Sean McVay says he now wishes he had handled the Jared Goff situation differently before the Rams traded for Matthew Stafford in January 2021, calling his own approach a failure of courage and clarity.
On the Bussin’ with the Boys podcast, McVay said he was “super sensitive to what an amateur I was with the Goff situation, you know, trading him,” and added, “I didn’t handle that the right way.” He said he did not sit Goff down after the 2020 season to tell him the Rams might explore options that could lead to a quarterback change, saying there was “nobody to blame but myself.”
McVay’s comments go back to one of the biggest moves in Lions history, a January 2021 trade that sent Stafford to Los Angeles for Goff, two first-round picks in 2022 and 2023, and a third-round pick.
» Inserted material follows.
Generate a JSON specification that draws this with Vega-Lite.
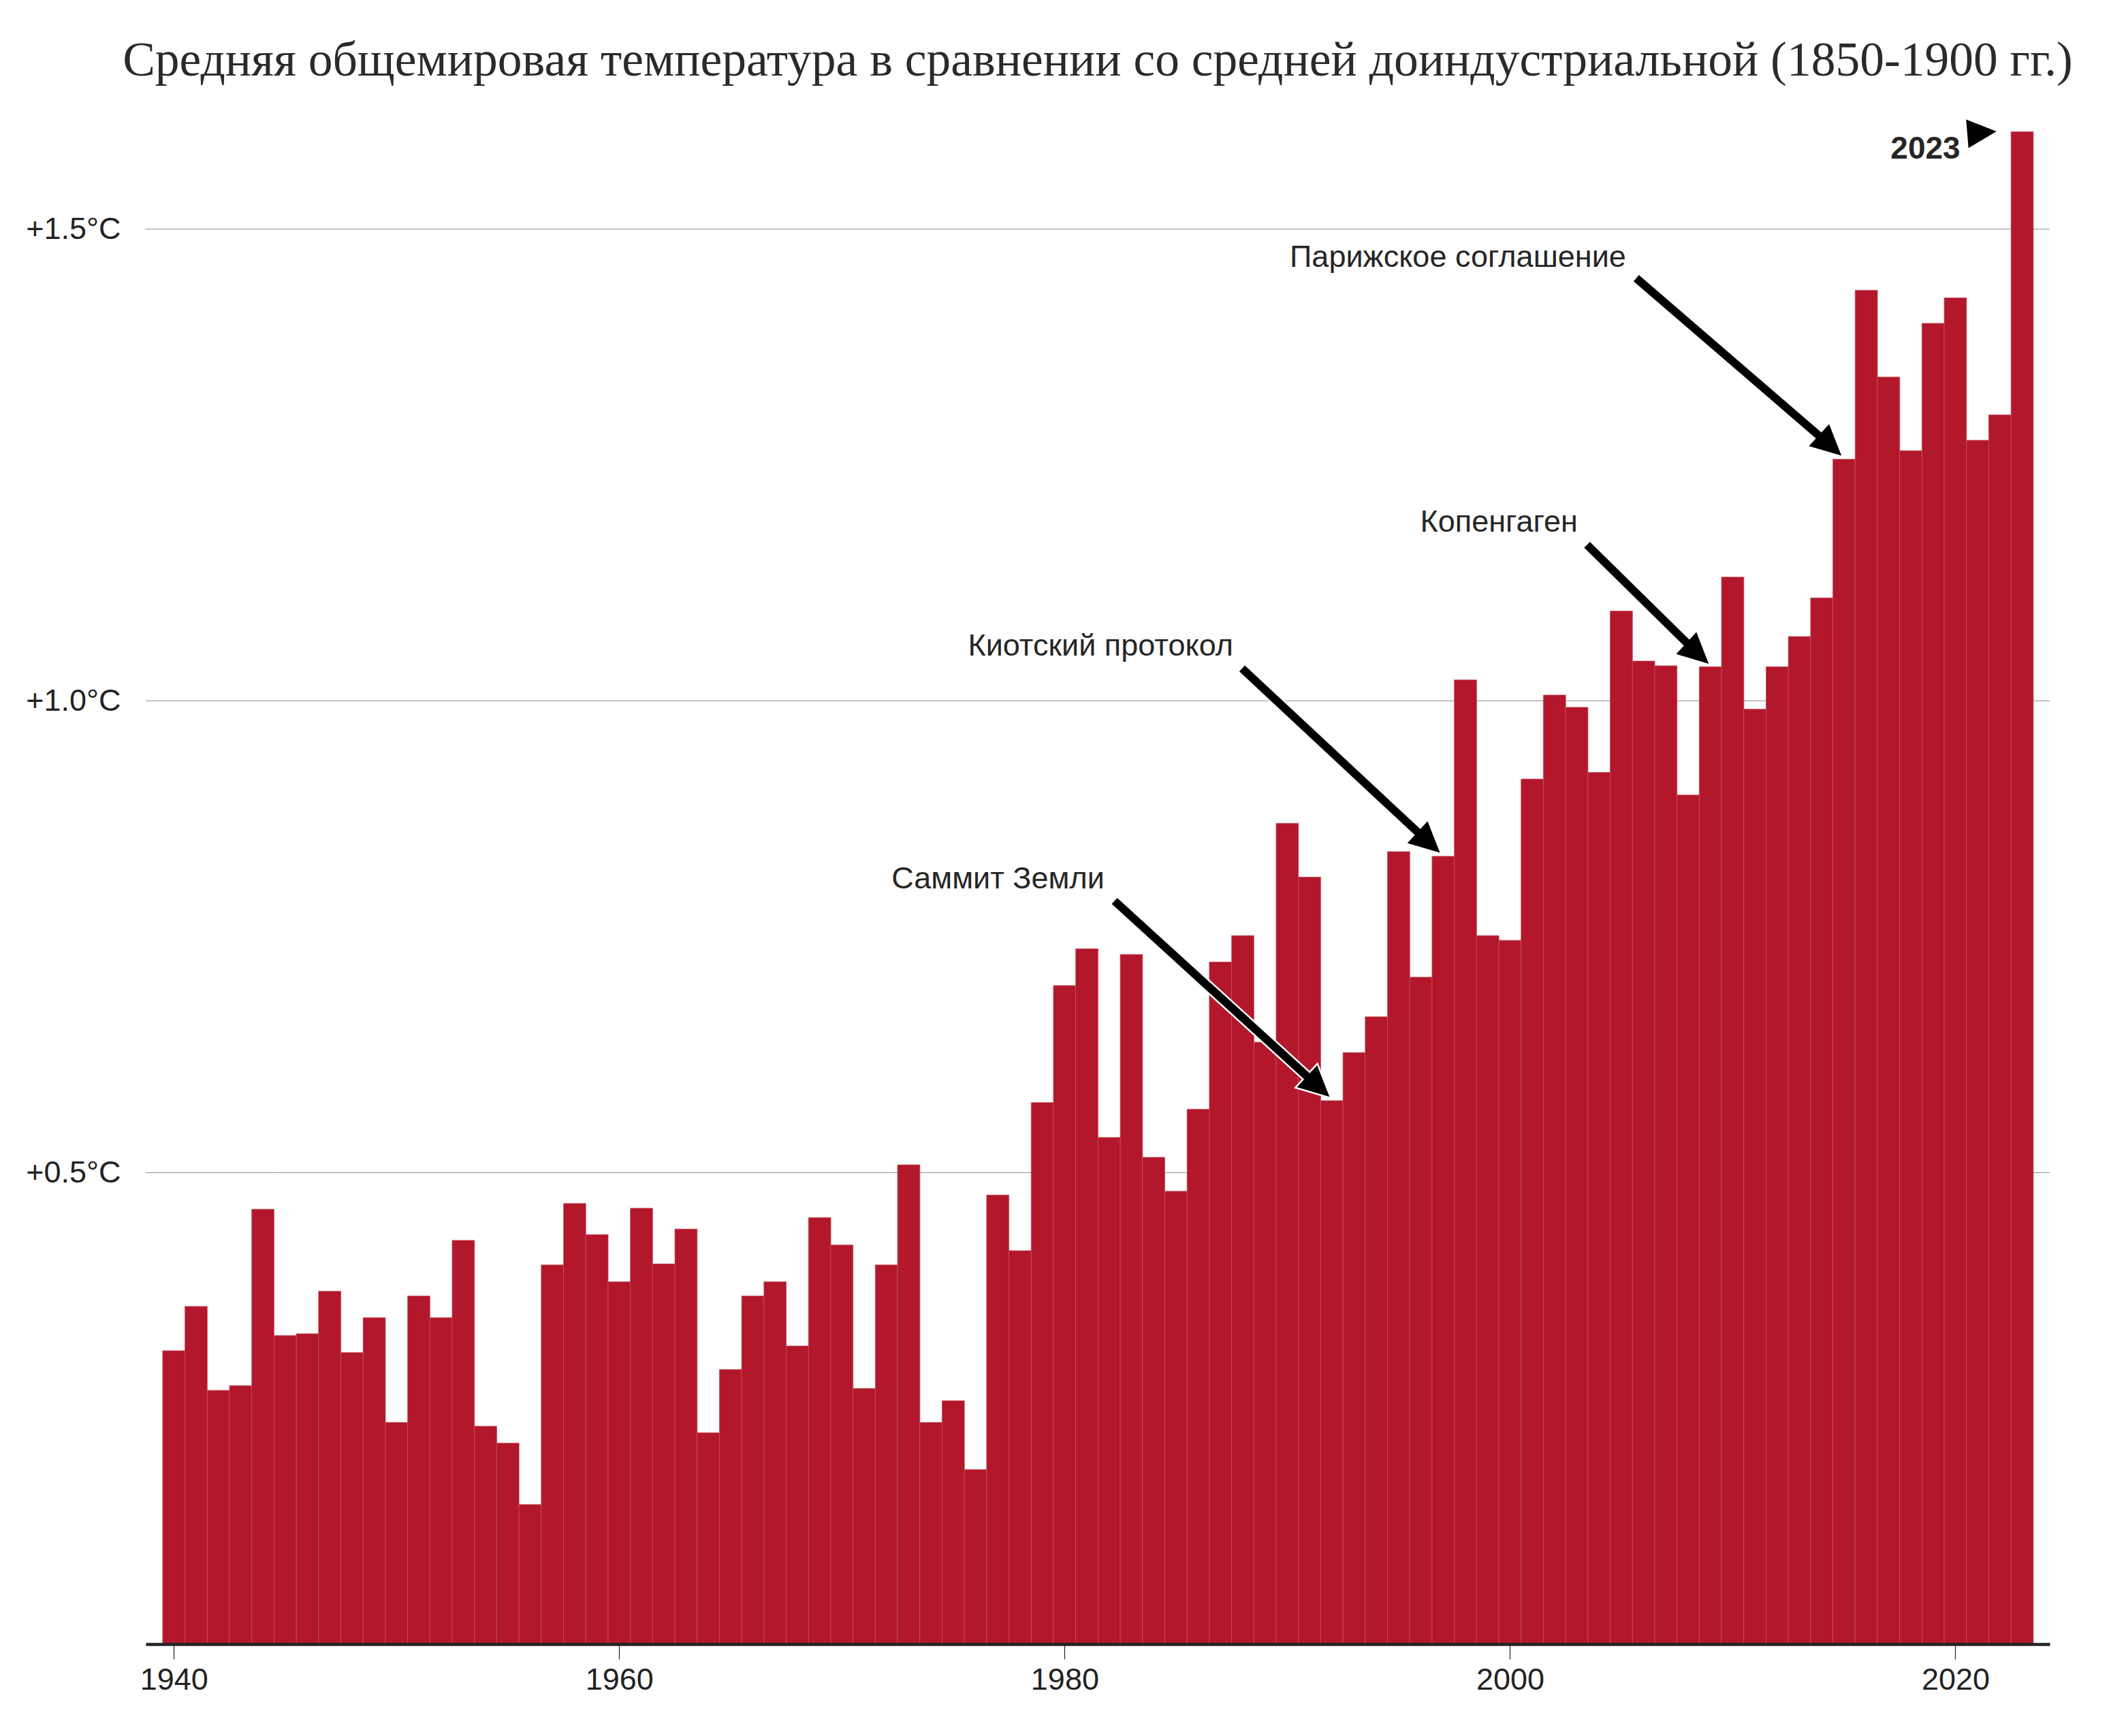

McVay acknowledged he was “frustrated” by how he handled the moment, saying, “Did I ever have the courage to sit him down after that season in 2020 and tell him, ‘Hey, there’s a possibility that we’ll explore some avenues that might lead to you not being our quarterback moving forward’? No.”
That trade changed both franchises. Stafford went on to lead the Rams to a Super Bowl, while Goff became the centerpiece of a Lions turnaround that took them to within 30 minutes of a Super Bowl appearance in 2024. Detroit followed that run with a 15-2 season, and Goff later signed a four-year, $212 million extension that has since been restructured.
McVay said he would act differently now, underscoring how the trade still hangs over the way the deal was made, not just the players it moved. The football outcome may have been clear enough by now, but McVay’s regret centers on the human side of it: the part where Goff, by his own account, was caught off guard.